How we ended doing it: easy, we send a remote command (programmed) to put the device on SAFE mode when it connects, and we force the firmware from the Particle console. Pretty lame, to be honest, especially if you deal with more than the 20 or so devices we have on various sites…

We haven’t tried the enterprise update either, because I don’t think there should be an additional cost for a feature that’s supposedly part of the Particle benefits, updating firmware.

There’s a paradox here: Particle is advertised as amazing on remote locations (which it is), but then most of the time you have to put the device on sleep to save battery, and then you can’t benefit of the firmware upgrade feature so efficiently.

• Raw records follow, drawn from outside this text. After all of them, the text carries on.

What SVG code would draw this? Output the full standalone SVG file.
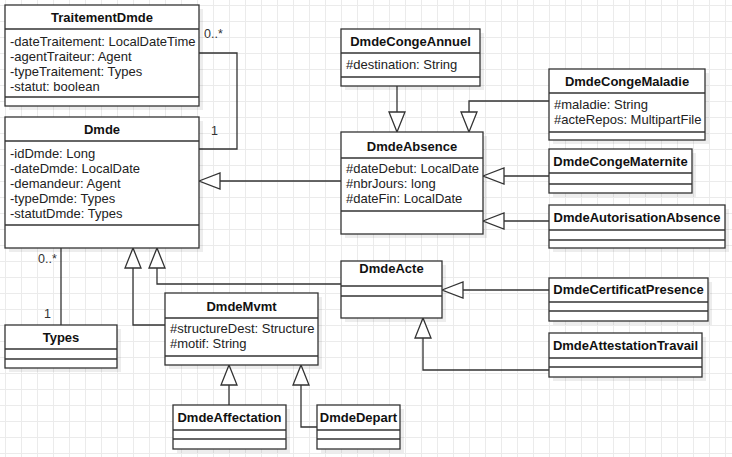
<svg xmlns="http://www.w3.org/2000/svg" width="732" height="457" viewBox="0 0 732 457">
<style>
.box{fill:#fff;stroke:#333;stroke-width:1.3}
.sh{fill:#000;opacity:0.07}
.sep{stroke:#333;stroke-width:1.3}
.t{font-family:"Liberation Sans",Arial,sans-serif;font-size:13px;font-weight:bold;fill:#111;text-anchor:middle}
.a{font-family:"Liberation Sans",Arial,sans-serif;font-size:13px;fill:#222}
.m{font-family:"Liberation Sans",Arial,sans-serif;font-size:12.5px;fill:#333}
.ln{fill:none;stroke:#333;stroke-width:1.3}
.tri{fill:#fff;stroke:#333;stroke-width:1.3}
</style>
<defs>
<pattern id="grid" x="5" y="5" width="16" height="16" patternUnits="userSpaceOnUse">
<path d="M0 0.5H16M0.5 0V16" fill="none" stroke="#ebebeb" stroke-width="1"/>
</pattern>
</defs>
<rect width="732" height="457" fill="#fff"/>
<rect width="732" height="457" fill="url(#grid)"/>

<g id="connectors">
<!-- TraitementDmde - Dmde association -->
<polyline class="ln" points="199,53 237,53 237,149 199,149"/>
<text class="m" x="204" y="38">0..*</text>
<text class="m" x="211" y="135">1</text>
<!-- Dmde - Types -->
<line class="ln" x1="61" y1="248" x2="61" y2="325"/>
<text class="m" x="38" y="263">0..*</text>
<text class="m" x="44" y="318">1</text>
<!-- DmdeAbsence -> Dmde -->
<line class="ln" x1="341" y1="181" x2="220" y2="181"/>
<polygon class="tri" points="199,181 220,173 220,189"/>
<!-- DmdeMvmt -> Dmde -->
<polyline class="ln" points="165,325 133,325 133,268"/>
<polygon class="tri" points="133,248 125,268 141,268"/>
<!-- DmdeActe -> Dmde -->
<polyline class="ln" points="342,284 157,284 157,268"/>
<polygon class="tri" points="157,248 149,268 165,268"/>
<!-- DmdeCongeAnnuel -> DmdeAbsence -->
<line class="ln" x1="397" y1="86" x2="397" y2="112"/>
<polygon class="tri" points="397,132 389,112 405,112"/>
<!-- DmdeCongeMaladie -> DmdeAbsence -->
<polyline class="ln" points="549,101 469,101 469,112"/>
<polygon class="tri" points="469,132 461,112 477,112"/>
<!-- DmdeCongeMaternite -> DmdeAbsence -->
<line class="ln" x1="549" y1="176" x2="504" y2="176"/>
<polygon class="tri" points="483,176 504,168 504,184"/>
<!-- DmdeAutorisationAbsence -> DmdeAbsence -->
<line class="ln" x1="549" y1="221" x2="504" y2="221"/>
<polygon class="tri" points="483,221 504,213 504,229"/>
<!-- DmdeCertificatPresence -> DmdeActe -->
<line class="ln" x1="549" y1="290" x2="463" y2="290"/>
<polygon class="tri" points="442,290 463,282 463,298"/>
<!-- DmdeAttestationTravail -> DmdeActe -->
<polyline class="ln" points="549,370 423,370 423,338"/>
<polygon class="tri" points="423,318 415,338 431,338"/>
<!-- DmdeAffectation -> DmdeMvmt -->
<line class="ln" x1="229" y1="405" x2="229" y2="385"/>
<polygon class="tri" points="229,365 221,385 237,385"/>
<!-- DmdeDepart -> DmdeMvmt -->
<polyline class="ln" points="317,427 301,427 301,385"/>
<polygon class="tri" points="301,365 293,385 309,385"/>
</g>

<g id="TraitementDmde">
<rect class="sh" x="9" y="9" width="194" height="101"/>
<rect class="box" x="5" y="5" width="194" height="101"/>
<line class="sep" x1="5" y1="29" x2="199" y2="29"/>
<line class="sep" x1="5" y1="97" x2="199" y2="97"/>
<text class="t" x="102" y="22">TraitementDmde</text>
<text class="a" x="10" y="46">-dateTraitement: LocalDateTime</text>
<text class="a" x="10" y="61">-agentTraiteur: Agent</text>
<text class="a" x="10" y="76">-typeTraitement: Types</text>
<text class="a" x="10" y="91">-statut: boolean</text>
</g>

<g id="Dmde">
<rect class="sh" x="9" y="121" width="194" height="131"/>
<rect class="box" x="5" y="117" width="194" height="131"/>
<line class="sep" x1="5" y1="141" x2="199" y2="141"/>
<line class="sep" x1="5" y1="225" x2="199" y2="225"/>
<text class="t" x="102" y="134">Dmde</text>
<text class="a" x="10" y="158">-idDmde: Long</text>
<text class="a" x="10" y="173">-dateDmde: LocalDate</text>
<text class="a" x="10" y="188">-demandeur: Agent</text>
<text class="a" x="10" y="203">-typeDmde: Types</text>
<text class="a" x="10" y="218">-statutDmde: Types</text>
</g>

<g id="Types">
<rect class="sh" x="9" y="329" width="112" height="43"/>
<rect class="box" x="5" y="325" width="112" height="43"/>
<line class="sep" x1="5" y1="349" x2="117" y2="349"/>
<line class="sep" x1="5" y1="359" x2="117" y2="359"/>
<text class="t" x="61" y="342">Types</text>
</g>

<g id="DmdeCongeAnnuel">
<rect class="sh" x="345" y="33" width="139" height="57"/>
<rect class="box" x="341" y="29" width="139" height="57"/>
<line class="sep" x1="341" y1="53" x2="480" y2="53"/>
<line class="sep" x1="341" y1="77" x2="480" y2="77"/>
<text class="t" x="410.5" y="46">DmdeCongeAnnuel</text>
<text class="a" x="346" y="69">#destination: String</text>
</g>

<g id="DmdeAbsence">
<rect class="sh" x="345" y="136" width="142" height="102"/>
<rect class="box" x="341" y="132" width="142" height="102"/>
<line class="sep" x1="341" y1="158" x2="483" y2="158"/>
<line class="sep" x1="341" y1="211" x2="483" y2="211"/>
<text class="t" x="412" y="151">DmdeAbsence</text>
<text class="a" x="346" y="173">#dateDebut: LocalDate</text>
<text class="a" x="346" y="188">#nbrJours: long</text>
<text class="a" x="346" y="203">#dateFin: LocalDate</text>
</g>

<g id="DmdeCongeMaladie">
<rect class="sh" x="553" y="73" width="156" height="71"/>
<rect class="box" x="549" y="69" width="156" height="71"/>
<line class="sep" x1="549" y1="93" x2="705" y2="93"/>
<line class="sep" x1="549" y1="132" x2="705" y2="132"/>
<text class="t" x="627" y="86">DmdeCongeMaladie</text>
<text class="a" x="554" y="109">#maladie: String</text>
<text class="a" x="554" y="124">#acteRepos: MultipartFile</text>
</g>

<g id="DmdeCongeMaternite">
<rect class="sh" x="553" y="153" width="143" height="44"/>
<rect class="box" x="549" y="149" width="143" height="44"/>
<line class="sep" x1="549" y1="173" x2="692" y2="173"/>
<line class="sep" x1="549" y1="184" x2="692" y2="184"/>
<text class="t" x="620.5" y="166">DmdeCongeMaternite</text>
</g>

<g id="DmdeAutorisationAbsence">
<rect class="sh" x="553" y="209" width="176" height="43"/>
<rect class="box" x="549" y="205" width="176" height="43"/>
<line class="sep" x1="549" y1="230" x2="725" y2="230"/>
<line class="sep" x1="549" y1="240" x2="725" y2="240"/>
<text class="t" x="637" y="222">DmdeAutorisationAbsence</text>
</g>

<g id="DmdeActe">
<rect class="sh" x="345" y="265" width="101" height="57"/>
<rect class="box" x="341" y="261" width="101" height="57"/>
<line class="sep" x1="341" y1="286" x2="442" y2="286"/>
<line class="sep" x1="341" y1="296" x2="442" y2="296"/>
<text class="t" x="391.5" y="273">DmdeActe</text>
</g>

<g id="DmdeCertificatPresence">
<rect class="sh" x="553" y="282" width="159" height="43"/>
<rect class="box" x="549" y="278" width="159" height="43"/>
<line class="sep" x1="549" y1="302" x2="708" y2="302"/>
<line class="sep" x1="549" y1="311" x2="708" y2="311"/>
<text class="t" x="628.5" y="294">DmdeCertificatPresence</text>
</g>

<g id="DmdeAttestationTravail">
<rect class="sh" x="553" y="337" width="153" height="44"/>
<rect class="box" x="549" y="333" width="153" height="44"/>
<line class="sep" x1="549" y1="358" x2="702" y2="358"/>
<line class="sep" x1="549" y1="367" x2="702" y2="367"/>
<text class="t" x="625.5" y="350">DmdeAttestationTravail</text>
</g>

<g id="DmdeMvmt">
<rect class="sh" x="169" y="297" width="153" height="72"/>
<rect class="box" x="165" y="293" width="153" height="72"/>
<line class="sep" x1="165" y1="318" x2="318" y2="318"/>
<line class="sep" x1="165" y1="356" x2="318" y2="356"/>
<text class="t" x="241.5" y="311">DmdeMvmt</text>
<text class="a" x="170" y="333">#structureDest: Structure</text>
<text class="a" x="170" y="348">#motif: String</text>
</g>

<g id="DmdeAffectation">
<rect class="sh" x="177" y="409" width="113" height="44"/>
<rect class="box" x="173" y="405" width="113" height="44"/>
<line class="sep" x1="173" y1="430" x2="286" y2="430"/>
<line class="sep" x1="173" y1="439" x2="286" y2="439"/>
<text class="t" x="229.5" y="422">DmdeAffectation</text>
</g>

<g id="DmdeDepart">
<rect class="sh" x="321" y="409" width="83" height="44"/>
<rect class="box" x="317" y="405" width="83" height="44"/>
<line class="sep" x1="317" y1="430" x2="400" y2="430"/>
<line class="sep" x1="317" y1="439" x2="400" y2="439"/>
<text class="t" x="358.5" y="422">DmdeDepart</text>
</g>
</svg>
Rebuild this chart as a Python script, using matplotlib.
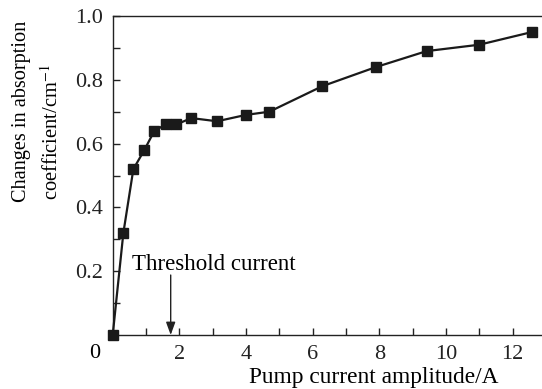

The way it should work is, you would send a message to Particle if an update is available, to say: let’s do it! Then it would (magically?) happen…

Anyways, as I said, just my two cents. Try SAFE mode if nothing else works :wink: (with a drawback, however: when in safe mode you lose control over your device, especially if connection becomes unreliable…)


#15

@peergum I think you’re right on with a lot of this.

All I need is a way to know that the system firmware hasn’t wrapped up its business yet so I can hold for it. There is still an asynchronous Time Sync messages that comes in after I am ready to shutdown, as well…

There are clearly things that the system (either the device or the server) has queued up but I have no way to know that.

–

I’m not even terribly concerned with the main operation getting interrupted… I just need some kind of view of what the API is trying to hide from me.


#16

You need to make sure that you are calling Particle.process() before you make any decisions based on the status of the firmware update flags. In SYSTEM_THREAD all system event handlers are called during Particle.process() only. There is no push event into your thread.